Boeing is making final adjustments to the configuration of the 747-500X/600X as it prepares for an expected programme launch in early 1997.The changes are being made following analysis of more than 1,000h of wind-tunnel tests in Europe and the USA. Although Boeing warns that some changes can still be expected, the latest configuration is "pretty close" to the final design, says John Hayhurst, vice-president and general manager of the 747-500X/ 600X.

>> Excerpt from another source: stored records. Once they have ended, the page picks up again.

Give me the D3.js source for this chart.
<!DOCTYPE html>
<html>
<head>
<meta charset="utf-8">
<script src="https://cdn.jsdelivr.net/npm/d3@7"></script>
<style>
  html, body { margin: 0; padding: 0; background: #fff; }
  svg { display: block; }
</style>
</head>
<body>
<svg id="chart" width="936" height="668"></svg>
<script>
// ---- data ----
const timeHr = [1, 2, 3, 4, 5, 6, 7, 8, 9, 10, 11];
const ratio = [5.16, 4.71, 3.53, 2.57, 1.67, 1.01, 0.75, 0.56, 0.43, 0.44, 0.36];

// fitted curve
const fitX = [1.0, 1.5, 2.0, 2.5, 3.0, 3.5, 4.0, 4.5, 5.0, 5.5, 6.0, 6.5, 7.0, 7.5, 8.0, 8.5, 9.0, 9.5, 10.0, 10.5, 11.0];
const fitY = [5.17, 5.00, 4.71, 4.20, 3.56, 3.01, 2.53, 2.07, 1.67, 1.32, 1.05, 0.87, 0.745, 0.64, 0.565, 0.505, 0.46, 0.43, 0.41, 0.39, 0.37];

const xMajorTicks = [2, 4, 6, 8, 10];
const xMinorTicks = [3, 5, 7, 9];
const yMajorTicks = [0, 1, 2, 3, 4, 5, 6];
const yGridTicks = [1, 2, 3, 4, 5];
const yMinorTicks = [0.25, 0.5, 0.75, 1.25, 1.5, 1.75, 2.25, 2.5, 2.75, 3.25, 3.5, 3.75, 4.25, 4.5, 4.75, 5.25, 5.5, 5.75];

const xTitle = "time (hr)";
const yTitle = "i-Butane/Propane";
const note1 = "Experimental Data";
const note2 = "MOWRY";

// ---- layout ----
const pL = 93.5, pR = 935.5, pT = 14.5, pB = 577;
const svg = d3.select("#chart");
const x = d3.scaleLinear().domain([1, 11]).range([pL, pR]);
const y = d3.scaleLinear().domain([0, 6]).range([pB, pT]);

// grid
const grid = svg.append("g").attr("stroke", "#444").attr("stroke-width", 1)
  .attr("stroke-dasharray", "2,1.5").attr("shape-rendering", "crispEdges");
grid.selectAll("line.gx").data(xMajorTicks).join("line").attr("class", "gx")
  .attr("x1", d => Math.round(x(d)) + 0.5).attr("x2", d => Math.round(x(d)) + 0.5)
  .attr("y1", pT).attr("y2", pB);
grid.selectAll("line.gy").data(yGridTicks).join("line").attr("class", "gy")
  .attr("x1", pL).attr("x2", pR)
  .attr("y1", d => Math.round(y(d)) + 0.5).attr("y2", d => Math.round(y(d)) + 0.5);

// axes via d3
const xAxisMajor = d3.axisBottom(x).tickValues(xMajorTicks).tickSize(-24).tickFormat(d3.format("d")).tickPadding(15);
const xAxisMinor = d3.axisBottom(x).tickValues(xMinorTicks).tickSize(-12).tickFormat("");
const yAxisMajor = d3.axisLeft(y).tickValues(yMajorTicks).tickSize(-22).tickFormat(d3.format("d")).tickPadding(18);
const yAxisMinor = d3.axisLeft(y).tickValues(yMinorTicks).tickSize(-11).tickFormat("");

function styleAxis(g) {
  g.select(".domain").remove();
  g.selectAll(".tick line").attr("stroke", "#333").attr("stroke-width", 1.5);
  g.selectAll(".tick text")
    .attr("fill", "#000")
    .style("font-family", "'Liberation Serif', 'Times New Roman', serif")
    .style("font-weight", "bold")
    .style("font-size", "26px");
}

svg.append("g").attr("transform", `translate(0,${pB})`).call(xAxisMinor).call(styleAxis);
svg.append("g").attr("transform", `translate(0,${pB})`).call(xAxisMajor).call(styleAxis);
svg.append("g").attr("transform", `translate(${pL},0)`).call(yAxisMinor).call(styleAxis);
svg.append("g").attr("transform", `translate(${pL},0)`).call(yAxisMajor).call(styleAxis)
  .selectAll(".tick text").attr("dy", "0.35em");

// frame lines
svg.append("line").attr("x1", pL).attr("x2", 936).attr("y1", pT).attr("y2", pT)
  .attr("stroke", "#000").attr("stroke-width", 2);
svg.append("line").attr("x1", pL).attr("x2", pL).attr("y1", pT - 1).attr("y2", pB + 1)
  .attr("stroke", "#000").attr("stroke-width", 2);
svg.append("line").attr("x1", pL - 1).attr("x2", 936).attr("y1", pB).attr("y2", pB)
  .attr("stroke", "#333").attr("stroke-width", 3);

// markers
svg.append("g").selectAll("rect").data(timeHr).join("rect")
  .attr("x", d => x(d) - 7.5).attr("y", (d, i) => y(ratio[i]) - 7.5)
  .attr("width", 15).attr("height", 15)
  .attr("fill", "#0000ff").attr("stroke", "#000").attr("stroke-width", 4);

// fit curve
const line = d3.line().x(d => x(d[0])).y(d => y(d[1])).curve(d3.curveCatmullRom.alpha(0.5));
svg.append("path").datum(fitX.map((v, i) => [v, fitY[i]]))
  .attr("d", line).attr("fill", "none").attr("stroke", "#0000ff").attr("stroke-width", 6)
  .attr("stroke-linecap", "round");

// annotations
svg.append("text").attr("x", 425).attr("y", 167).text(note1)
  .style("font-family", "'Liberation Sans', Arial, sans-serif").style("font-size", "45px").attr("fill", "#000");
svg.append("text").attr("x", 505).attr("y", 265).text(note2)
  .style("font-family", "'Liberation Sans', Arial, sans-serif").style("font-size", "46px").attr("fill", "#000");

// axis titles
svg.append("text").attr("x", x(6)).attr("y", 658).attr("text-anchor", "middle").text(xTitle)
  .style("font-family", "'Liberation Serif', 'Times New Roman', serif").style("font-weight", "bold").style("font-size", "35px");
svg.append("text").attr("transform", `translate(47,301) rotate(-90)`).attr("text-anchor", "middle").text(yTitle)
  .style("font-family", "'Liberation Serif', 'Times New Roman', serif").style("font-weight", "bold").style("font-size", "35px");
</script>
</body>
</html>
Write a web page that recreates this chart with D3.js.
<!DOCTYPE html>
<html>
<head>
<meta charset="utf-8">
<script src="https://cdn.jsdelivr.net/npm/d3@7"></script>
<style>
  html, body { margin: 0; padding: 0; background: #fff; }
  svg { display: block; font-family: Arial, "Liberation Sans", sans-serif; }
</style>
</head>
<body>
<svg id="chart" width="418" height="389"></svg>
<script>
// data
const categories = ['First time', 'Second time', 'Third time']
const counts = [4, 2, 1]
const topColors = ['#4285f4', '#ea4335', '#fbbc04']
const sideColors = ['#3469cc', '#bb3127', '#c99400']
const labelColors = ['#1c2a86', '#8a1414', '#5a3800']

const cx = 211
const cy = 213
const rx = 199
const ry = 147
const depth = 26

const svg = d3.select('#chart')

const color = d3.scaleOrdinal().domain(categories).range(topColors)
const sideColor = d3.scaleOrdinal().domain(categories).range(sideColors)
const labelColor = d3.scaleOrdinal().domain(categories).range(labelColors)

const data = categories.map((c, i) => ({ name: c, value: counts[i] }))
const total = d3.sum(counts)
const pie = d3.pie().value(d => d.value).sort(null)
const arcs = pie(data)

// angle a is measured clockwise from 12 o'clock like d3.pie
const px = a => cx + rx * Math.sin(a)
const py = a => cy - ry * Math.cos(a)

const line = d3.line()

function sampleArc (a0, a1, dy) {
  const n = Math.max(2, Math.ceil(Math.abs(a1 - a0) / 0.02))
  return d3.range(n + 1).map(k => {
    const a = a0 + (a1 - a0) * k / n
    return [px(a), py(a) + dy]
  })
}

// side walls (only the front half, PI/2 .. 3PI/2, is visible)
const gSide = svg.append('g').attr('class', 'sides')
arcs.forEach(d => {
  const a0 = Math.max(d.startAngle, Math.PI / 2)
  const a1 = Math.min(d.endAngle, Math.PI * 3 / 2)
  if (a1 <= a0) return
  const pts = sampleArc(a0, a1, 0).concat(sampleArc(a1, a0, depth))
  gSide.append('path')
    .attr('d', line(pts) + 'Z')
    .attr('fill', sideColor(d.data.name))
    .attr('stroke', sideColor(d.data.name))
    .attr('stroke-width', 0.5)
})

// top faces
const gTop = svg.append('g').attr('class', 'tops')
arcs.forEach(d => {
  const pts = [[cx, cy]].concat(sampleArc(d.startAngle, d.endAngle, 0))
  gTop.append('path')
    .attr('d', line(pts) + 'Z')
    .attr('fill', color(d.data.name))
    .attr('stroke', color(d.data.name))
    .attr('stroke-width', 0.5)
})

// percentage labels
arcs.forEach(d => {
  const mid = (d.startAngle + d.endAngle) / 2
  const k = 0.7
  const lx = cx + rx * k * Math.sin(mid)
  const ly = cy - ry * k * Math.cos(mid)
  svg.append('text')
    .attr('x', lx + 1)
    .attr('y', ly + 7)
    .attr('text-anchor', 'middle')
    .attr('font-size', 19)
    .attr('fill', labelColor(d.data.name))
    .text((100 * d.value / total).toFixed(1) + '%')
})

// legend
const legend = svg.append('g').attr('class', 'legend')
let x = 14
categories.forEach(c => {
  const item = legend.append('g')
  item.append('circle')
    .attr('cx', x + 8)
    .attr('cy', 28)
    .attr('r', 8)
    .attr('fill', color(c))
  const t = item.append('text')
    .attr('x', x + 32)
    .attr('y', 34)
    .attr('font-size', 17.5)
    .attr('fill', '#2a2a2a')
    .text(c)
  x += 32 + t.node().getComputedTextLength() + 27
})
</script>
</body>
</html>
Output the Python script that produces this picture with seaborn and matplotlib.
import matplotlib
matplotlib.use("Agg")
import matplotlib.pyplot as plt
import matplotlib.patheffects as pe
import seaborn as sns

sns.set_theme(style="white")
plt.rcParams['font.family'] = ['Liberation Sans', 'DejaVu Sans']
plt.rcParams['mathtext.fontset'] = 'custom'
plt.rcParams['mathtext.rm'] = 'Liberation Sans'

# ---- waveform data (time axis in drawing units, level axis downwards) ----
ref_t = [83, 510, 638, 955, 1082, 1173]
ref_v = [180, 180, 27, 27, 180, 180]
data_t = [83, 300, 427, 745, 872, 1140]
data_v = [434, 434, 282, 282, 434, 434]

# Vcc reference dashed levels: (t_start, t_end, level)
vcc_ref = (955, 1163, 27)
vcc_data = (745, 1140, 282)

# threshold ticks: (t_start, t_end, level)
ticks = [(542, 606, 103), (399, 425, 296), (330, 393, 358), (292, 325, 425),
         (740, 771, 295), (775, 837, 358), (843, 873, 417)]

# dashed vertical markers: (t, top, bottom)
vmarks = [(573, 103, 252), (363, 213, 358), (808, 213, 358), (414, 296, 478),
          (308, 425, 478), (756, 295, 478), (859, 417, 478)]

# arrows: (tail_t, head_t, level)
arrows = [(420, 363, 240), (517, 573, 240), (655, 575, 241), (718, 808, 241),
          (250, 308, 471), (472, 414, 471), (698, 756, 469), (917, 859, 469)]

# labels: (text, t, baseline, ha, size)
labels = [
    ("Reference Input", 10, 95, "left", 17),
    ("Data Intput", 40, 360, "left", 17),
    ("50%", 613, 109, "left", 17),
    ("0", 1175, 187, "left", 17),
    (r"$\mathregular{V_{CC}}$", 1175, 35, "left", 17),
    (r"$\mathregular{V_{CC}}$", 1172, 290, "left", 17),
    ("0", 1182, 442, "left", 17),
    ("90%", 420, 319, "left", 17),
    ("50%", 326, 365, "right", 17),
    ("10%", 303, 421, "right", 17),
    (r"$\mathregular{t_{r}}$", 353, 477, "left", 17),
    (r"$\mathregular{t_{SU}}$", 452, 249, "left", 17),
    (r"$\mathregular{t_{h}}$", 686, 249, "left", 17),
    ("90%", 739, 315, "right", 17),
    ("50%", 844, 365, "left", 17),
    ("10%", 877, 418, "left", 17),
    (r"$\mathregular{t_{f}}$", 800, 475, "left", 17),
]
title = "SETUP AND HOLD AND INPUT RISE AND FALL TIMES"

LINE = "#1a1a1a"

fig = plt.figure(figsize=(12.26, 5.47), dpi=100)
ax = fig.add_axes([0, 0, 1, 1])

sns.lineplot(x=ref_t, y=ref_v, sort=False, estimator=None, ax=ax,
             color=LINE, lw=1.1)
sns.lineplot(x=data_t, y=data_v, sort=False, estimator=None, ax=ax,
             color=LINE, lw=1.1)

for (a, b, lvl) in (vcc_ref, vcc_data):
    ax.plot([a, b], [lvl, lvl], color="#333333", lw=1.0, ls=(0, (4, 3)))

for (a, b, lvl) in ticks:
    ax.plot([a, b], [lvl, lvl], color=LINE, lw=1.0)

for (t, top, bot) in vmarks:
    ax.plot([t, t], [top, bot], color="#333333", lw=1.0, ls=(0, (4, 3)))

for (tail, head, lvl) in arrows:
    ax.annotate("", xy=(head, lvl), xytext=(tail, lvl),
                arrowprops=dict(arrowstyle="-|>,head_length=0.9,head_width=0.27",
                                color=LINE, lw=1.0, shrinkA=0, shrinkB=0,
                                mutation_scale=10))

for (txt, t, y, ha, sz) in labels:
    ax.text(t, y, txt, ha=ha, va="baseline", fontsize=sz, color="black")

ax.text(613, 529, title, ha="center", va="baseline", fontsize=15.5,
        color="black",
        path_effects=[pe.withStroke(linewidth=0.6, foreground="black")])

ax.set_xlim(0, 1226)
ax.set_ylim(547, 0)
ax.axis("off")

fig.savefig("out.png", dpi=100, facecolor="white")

The gradual shift towards the wider use of 777 systems, rather than sticking to the original goal of higher commonality with the 747-400, "-has probably helped" reduce the expected development time, says Hayhurst. "That's because the 777 systems are state-of-the-art and the team is mostly still here - to take that architecture and put it in the 747 is probably an easier task than updating the -400," he claims.

The company still faces a tight schedule, however, and is aiming at a first delivery date of December 2000. "By and large, the discussion [with potential launch customers] are proceeding very well," says Hayhurst.

The main change to the latest configuration (Model 763-223) is an increase in wingspan to 77.7m (255ft), some 1.2m larger than the previously released design. The overall height of the tail has also been raised by around 0.3m, to 21.6m. Slight reductions, have been made to the span of the horizontal stabiliser (25.8m) and width of the inner wheel-base (3.9m). The outer wheel-base using two six-wheel units, based on the 777 design has been increased, by 0.7m, to 10.7m. Overall length has also been decreased slightly, to 84.5m, but the -600X will still be almost 14m longer than the -400, and around 8.5m longer than the -500X.

The wing's configuration has virtually been frozen. The trailing edge will be fitted with relatively simple, single-slotted, flaps and double ailerons outboard. The low-drag wing design is "-optimised for noise", says product-development and operational-infrastructure chief engineer Duane Jackson. "We've achieved the same cruise Mach number [0.85] with slightly less sweep. It's really a trade-off between sweep angle and the structural weight of the wing." Boeing declines to specify the -500X/600X sweep angle, but it is thought to be around 36í.

The leading edge of the 750m2 (8,100ft2)-area wing has been designed with rigid Krueger flaps inboard and variable camber Kruegers outboard. These will be based on the same design as that of the original 747 and they can be deformed to suit varying speed requirements.